НЛ: Когда Павла арестовали, я послала в экспедицию телеграмму, что он заболел. 

ЕС: Все было понятно. Я захотел раньше времени уехать, и тут же просекли, что из-за этого. И мне было сказано так: мы уважаем твои убеждения, но ты уважай наши. А по нашим убеждениям мы должны на тебе донести. И меня тогда лишили  допуска по секретности, которая у меня была какая-то минимальная. Чему я очень обрадовался, потому что я должен был отработать с планшетами аэрофотосъемки, а тут меня этого удовольствия лишили.

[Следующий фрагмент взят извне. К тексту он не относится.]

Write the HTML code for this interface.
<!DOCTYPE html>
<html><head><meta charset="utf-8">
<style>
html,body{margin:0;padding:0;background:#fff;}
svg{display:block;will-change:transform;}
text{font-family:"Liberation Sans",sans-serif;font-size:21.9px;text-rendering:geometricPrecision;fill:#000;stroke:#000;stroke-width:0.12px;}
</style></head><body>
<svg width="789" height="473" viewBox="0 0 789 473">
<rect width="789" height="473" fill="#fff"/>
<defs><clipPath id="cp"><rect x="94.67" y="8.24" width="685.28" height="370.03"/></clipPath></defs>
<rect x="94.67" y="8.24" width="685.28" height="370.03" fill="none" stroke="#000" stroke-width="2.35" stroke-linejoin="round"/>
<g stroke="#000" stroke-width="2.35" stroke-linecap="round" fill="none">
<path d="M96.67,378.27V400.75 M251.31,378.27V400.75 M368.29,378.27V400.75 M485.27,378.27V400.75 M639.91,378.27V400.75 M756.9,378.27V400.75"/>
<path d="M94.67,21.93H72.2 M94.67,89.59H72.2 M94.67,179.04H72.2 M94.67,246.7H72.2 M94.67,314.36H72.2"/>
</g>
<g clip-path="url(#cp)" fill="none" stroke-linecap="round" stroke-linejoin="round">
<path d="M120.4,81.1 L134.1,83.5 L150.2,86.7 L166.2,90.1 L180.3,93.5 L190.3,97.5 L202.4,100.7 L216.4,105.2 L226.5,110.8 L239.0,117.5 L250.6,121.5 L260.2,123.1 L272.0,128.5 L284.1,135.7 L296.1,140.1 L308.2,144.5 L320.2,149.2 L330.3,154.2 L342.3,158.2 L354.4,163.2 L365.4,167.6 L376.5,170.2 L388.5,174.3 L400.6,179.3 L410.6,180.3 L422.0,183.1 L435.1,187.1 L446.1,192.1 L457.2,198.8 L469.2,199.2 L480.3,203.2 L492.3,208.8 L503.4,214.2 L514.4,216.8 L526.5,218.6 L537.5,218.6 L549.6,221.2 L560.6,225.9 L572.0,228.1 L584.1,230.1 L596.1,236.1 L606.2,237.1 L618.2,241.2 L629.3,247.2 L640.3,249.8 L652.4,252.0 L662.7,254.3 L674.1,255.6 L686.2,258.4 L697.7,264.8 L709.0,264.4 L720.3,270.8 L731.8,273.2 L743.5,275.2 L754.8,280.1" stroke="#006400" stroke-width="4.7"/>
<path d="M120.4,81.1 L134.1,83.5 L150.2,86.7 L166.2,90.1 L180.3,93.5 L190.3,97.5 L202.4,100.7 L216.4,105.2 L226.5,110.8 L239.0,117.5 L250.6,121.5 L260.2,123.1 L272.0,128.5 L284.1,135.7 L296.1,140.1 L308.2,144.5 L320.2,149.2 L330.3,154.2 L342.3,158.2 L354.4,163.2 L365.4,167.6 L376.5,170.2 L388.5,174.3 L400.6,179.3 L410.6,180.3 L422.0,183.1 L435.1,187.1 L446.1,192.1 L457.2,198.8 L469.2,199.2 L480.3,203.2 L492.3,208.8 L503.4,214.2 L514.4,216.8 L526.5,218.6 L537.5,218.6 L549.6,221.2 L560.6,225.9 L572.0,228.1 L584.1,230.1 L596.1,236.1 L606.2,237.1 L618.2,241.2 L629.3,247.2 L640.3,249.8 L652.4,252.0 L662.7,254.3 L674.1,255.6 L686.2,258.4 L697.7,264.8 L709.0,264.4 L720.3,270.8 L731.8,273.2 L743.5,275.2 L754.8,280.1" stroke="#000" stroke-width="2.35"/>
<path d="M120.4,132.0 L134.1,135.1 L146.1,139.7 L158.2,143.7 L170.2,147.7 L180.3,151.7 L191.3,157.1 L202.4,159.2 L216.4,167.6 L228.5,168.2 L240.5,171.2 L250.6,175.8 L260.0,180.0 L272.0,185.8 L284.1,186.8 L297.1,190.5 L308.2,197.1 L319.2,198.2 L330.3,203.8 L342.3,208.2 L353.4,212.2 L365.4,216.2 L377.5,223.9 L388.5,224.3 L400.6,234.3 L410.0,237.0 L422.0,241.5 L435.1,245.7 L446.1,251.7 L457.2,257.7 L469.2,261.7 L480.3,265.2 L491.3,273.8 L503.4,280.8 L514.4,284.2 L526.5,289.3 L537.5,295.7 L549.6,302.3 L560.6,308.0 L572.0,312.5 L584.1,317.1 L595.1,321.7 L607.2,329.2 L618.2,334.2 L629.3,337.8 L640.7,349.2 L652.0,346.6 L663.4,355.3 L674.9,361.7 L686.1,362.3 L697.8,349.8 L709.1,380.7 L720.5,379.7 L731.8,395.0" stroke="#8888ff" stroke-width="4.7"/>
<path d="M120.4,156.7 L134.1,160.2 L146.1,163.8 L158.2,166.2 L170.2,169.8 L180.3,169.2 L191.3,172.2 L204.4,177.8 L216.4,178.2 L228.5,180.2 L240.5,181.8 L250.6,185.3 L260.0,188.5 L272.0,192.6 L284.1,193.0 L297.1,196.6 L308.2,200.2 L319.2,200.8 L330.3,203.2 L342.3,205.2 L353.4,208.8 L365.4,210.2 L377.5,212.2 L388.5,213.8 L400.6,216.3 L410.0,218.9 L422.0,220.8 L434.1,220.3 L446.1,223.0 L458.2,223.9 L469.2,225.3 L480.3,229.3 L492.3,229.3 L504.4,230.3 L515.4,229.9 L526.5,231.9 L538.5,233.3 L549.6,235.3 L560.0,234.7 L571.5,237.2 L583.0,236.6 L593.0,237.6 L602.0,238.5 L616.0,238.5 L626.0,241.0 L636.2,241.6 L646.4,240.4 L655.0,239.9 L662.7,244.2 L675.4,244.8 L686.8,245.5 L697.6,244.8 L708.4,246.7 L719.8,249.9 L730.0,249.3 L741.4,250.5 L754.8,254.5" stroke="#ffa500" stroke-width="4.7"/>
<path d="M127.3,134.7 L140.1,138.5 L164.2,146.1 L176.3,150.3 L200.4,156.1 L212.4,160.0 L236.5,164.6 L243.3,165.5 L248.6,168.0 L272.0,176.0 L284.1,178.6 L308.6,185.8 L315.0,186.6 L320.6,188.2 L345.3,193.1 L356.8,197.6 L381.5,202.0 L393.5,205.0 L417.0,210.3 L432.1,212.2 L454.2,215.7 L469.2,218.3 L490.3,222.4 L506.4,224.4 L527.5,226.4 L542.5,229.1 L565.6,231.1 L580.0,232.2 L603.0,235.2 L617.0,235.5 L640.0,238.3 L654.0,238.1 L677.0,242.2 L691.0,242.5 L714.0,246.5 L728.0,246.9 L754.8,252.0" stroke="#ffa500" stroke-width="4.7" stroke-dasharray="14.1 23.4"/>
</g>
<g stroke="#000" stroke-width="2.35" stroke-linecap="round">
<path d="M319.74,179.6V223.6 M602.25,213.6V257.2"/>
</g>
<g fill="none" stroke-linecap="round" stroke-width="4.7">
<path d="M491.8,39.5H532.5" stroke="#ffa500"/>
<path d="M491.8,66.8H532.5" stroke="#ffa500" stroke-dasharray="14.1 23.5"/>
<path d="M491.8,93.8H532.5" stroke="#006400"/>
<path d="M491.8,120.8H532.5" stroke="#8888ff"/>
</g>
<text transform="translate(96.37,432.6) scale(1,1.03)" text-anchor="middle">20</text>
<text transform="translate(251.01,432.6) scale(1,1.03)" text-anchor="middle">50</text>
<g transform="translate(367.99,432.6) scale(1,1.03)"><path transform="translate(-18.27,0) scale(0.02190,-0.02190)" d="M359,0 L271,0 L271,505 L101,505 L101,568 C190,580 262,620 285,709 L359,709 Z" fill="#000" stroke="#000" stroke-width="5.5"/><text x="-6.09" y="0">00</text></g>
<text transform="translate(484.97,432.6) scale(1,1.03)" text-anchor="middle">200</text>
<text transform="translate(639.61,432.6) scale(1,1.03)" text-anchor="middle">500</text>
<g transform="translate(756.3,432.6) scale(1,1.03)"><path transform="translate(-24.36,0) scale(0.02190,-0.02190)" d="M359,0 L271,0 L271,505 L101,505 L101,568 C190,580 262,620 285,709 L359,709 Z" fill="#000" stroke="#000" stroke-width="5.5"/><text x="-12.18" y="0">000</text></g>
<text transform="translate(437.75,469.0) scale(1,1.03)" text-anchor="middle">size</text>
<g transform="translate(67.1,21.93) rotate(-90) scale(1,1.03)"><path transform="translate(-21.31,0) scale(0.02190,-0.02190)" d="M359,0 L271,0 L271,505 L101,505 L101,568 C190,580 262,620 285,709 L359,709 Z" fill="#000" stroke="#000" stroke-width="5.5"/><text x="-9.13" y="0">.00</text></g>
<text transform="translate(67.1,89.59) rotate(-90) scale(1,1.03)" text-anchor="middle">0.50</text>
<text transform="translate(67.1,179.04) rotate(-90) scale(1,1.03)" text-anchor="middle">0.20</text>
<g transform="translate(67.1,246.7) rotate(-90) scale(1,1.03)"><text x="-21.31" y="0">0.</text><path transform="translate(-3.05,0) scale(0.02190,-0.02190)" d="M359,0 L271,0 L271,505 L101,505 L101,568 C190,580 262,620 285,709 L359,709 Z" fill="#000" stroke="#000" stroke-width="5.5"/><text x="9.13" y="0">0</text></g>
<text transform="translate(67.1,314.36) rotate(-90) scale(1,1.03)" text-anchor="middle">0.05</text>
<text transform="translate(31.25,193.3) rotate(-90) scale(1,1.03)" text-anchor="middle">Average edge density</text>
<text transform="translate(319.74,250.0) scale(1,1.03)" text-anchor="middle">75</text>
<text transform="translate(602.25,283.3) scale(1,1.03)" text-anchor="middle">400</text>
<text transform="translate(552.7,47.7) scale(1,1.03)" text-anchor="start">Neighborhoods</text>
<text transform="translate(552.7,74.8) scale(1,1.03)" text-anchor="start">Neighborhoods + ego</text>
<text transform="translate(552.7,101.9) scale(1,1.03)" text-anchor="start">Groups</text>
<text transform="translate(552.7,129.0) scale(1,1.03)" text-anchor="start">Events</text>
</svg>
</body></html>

И должен был это делать мой начальник, который меня и заложил.

НЛ: Ты быстро тогда вернулся из экспедиции, да. А я была с Темкой, с маленьким.

ЕС: Андрей [Амальрик] у нас хранил документы в свое время, приносил нам. Когда его должны были посадить.

НЛ: Генька сделал в двери такую... 

ЕС: … пустоту, полость. Я сделал такое хранилище для бумаг.

НЛ: Опускали туда самиздат...

ОР: А как достать?

НЛ: Веревочкой или чем-то. В пакетах там хранили. Гарикины [Суперфина], по-моему, тоже были. 

ОР: После ареста Павла Михайловича вас перестали беспокоить?

ПЛ: Нет, масса людей еще происходила после моего ареста. Они подружились со всеми моими...

НЛ: Приходили люди. Во-первых, на день рождения всегда приходили. Жизнь продолжалась.

ОР: Я имею в виду обыски.

НЛ: Нет, обысков не было.

ПЛ: Тайно могли быть, конечно.

ЕС: Нет, не было.

НЛ: Я думаю, что нет. Всегда какой-то народ дома был.

ЕС: Нет, к нам был интерес только во время суда. Вот тогда за нами за всеми ходили.